Problem description >> Leave out the pictures and repeat the data exactly.

----------------

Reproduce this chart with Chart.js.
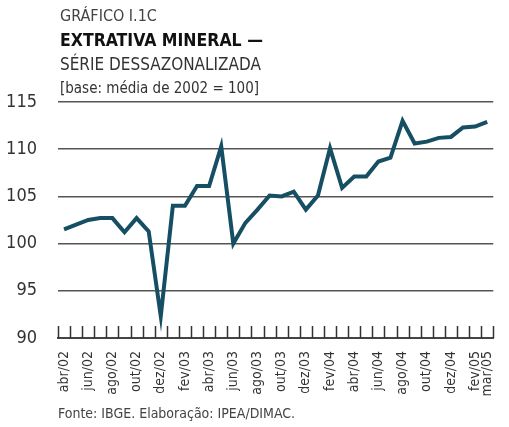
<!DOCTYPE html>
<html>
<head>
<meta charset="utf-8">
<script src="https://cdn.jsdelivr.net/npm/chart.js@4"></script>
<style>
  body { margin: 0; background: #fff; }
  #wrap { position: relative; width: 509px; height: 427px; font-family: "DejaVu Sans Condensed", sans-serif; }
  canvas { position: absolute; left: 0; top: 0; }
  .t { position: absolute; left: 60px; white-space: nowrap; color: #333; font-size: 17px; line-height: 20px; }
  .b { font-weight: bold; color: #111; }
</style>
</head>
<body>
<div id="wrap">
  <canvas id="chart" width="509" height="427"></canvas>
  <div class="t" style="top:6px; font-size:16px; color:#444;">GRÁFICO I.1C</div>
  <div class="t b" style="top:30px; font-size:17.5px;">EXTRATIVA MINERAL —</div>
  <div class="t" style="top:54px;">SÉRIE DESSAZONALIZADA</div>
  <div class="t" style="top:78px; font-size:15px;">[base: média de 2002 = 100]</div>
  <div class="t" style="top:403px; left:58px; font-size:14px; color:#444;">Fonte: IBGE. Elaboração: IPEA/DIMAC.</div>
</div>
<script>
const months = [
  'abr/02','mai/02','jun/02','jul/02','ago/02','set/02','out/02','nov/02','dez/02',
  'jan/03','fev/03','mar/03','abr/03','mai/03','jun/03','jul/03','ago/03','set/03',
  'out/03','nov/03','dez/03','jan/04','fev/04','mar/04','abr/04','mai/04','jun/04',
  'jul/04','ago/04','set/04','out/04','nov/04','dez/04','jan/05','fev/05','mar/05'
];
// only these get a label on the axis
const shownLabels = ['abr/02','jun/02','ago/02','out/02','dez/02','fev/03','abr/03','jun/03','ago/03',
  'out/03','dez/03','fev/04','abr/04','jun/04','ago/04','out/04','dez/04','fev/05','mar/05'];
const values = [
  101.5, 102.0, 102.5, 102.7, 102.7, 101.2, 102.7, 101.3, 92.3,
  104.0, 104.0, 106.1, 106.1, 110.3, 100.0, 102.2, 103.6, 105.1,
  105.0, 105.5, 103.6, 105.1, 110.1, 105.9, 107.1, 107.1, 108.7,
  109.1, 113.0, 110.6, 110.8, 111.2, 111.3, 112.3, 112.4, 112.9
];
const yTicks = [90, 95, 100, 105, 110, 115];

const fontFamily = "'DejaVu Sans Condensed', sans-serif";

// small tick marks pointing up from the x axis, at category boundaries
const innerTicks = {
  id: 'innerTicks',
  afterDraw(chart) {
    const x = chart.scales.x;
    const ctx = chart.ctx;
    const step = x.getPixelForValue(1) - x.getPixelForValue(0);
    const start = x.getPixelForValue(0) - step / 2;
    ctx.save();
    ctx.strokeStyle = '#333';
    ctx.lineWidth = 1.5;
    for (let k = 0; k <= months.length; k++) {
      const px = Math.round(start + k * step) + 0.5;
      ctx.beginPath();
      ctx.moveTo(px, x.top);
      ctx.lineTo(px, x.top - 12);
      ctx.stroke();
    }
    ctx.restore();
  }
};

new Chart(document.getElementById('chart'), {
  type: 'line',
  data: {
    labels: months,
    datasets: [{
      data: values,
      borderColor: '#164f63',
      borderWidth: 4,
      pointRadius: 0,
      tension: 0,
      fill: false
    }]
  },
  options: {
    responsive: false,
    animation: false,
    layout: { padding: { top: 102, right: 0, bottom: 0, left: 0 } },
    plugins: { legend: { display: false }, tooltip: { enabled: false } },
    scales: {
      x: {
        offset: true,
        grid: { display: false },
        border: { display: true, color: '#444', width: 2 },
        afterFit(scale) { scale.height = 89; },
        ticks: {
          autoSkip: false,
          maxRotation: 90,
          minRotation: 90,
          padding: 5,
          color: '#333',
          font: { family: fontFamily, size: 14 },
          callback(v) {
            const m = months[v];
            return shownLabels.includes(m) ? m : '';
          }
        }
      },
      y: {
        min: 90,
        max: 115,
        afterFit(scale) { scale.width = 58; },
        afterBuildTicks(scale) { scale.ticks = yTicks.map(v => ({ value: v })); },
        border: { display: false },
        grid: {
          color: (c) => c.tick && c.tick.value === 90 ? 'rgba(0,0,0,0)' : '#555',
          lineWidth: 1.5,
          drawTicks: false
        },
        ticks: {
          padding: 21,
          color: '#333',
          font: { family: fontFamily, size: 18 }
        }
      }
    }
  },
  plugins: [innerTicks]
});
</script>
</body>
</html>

----------------

Answer to this task >>
Reproduce this chart with Chart.js.
<!DOCTYPE html>
<html>
<head>
<meta charset="utf-8">
<script src="https://cdn.jsdelivr.net/npm/chart.js@4"></script>
<style>
  body { margin: 0; background: #fff; }
  #wrap { position: relative; width: 509px; height: 427px; font-family: "DejaVu Sans Condensed", sans-serif; }
  canvas { position: absolute; left: 0; top: 0; }
  .t { position: absolute; left: 60px; white-space: nowrap; color: #333; font-size: 17px; line-height: 20px; }
  .b { font-weight: bold; color: #111; }
</style>
</head>
<body>
<div id="wrap">
  <canvas id="chart" width="509" height="427"></canvas>
  <div class="t" style="top:6px; font-size:16px; color:#444;">GRÁFICO I.1C</div>
  <div class="t b" style="top:30px; font-size:17.5px;">EXTRATIVA MINERAL —</div>
  <div class="t" style="top:54px;">SÉRIE DESSAZONALIZADA</div>
  <div class="t" style="top:78px; font-size:15px;">[base: média de 2002 = 100]</div>
  <div class="t" style="top:403px; left:58px; font-size:14px; color:#444;">Fonte: IBGE. Elaboração: IPEA/DIMAC.</div>
</div>
<script>
const months = [
  'abr/02','mai/02','jun/02','jul/02','ago/02','set/02','out/02','nov/02','dez/02',
  'jan/03','fev/03','mar/03','abr/03','mai/03','jun/03','jul/03','ago/03','set/03',
  'out/03','nov/03','dez/03','jan/04','fev/04','mar/04','abr/04','mai/04','jun/04',
  'jul/04','ago/04','set/04','out/04','nov/04','dez/04','jan/05','fev/05','mar/05'
];
// only these get a label on the axis
const shownLabels = ['abr/02','jun/02','ago/02','out/02','dez/02','fev/03','abr/03','jun/03','ago/03',
  'out/03','dez/03','fev/04','abr/04','jun/04','ago/04','out/04','dez/04','fev/05','mar/05'];
const values = [
  101.5, 102.0, 102.5, 102.7, 102.7, 101.2, 102.7, 101.3, 92.3,
  104.0, 104.0, 106.1, 106.1, 110.3, 100.0, 102.2, 103.6, 105.1,
  105.0, 105.5, 103.6, 105.1, 110.1, 105.9, 107.1, 107.1, 108.7,
  109.1, 113.0, 110.6, 110.8, 111.2, 111.3, 112.3, 112.4, 112.9
];
const yTicks = [90, 95, 100, 105, 110, 115];

const fontFamily = "'DejaVu Sans Condensed', sans-serif";

// small tick marks pointing up from the x axis, at category boundaries
const innerTicks = {
  id: 'innerTicks',
  afterDraw(chart) {
    const x = chart.scales.x;
    const ctx = chart.ctx;
    const step = x.getPixelForValue(1) - x.getPixelForValue(0);
    const start = x.getPixelForValue(0) - step / 2;
    ctx.save();
    ctx.strokeStyle = '#333';
    ctx.lineWidth = 1.5;
    for (let k = 0; k <= months.length; k++) {
      const px = Math.round(start + k * step) + 0.5;
      ctx.beginPath();
      ctx.moveTo(px, x.top);
      ctx.lineTo(px, x.top - 12);
      ctx.stroke();
    }
    ctx.restore();
  }
};

new Chart(document.getElementById('chart'), {
  type: 'line',
  data: {
    labels: months,
    datasets: [{
      data: values,
      borderColor: '#164f63',
      borderWidth: 4,
      pointRadius: 0,
      tension: 0,
      fill: false
    }]
  },
  options: {
    responsive: false,
    animation: false,
    layout: { padding: { top: 102, right: 0, bottom: 0, left: 0 } },
    plugins: { legend: { display: false }, tooltip: { enabled: false } },
    scales: {
      x: {
        offset: true,
        grid: { display: false },
        border: { display: true, color: '#444', width: 2 },
        afterFit(scale) { scale.height = 89; },
        ticks: {
          autoSkip: false,
          maxRotation: 90,
          minRotation: 90,
          padding: 5,
          color: '#333',
          font: { family: fontFamily, size: 14 },
          callback(v) {
            const m = months[v];
            return shownLabels.includes(m) ? m : '';
          }
        }
      },
      y: {
        min: 90,
        max: 115,
        afterFit(scale) { scale.width = 58; },
        afterBuildTicks(scale) { scale.ticks = yTicks.map(v => ({ value: v })); },
        border: { display: false },
        grid: {
          color: (c) => c.tick && c.tick.value === 90 ? 'rgba(0,0,0,0)' : '#555',
          lineWidth: 1.5,
          drawTicks: false
        },
        ticks: {
          padding: 21,
          color: '#333',
          font: { family: fontFamily, size: 18 }
        }
      }
    }
  },
  plugins: [innerTicks]
});
</script>
</body>
</html>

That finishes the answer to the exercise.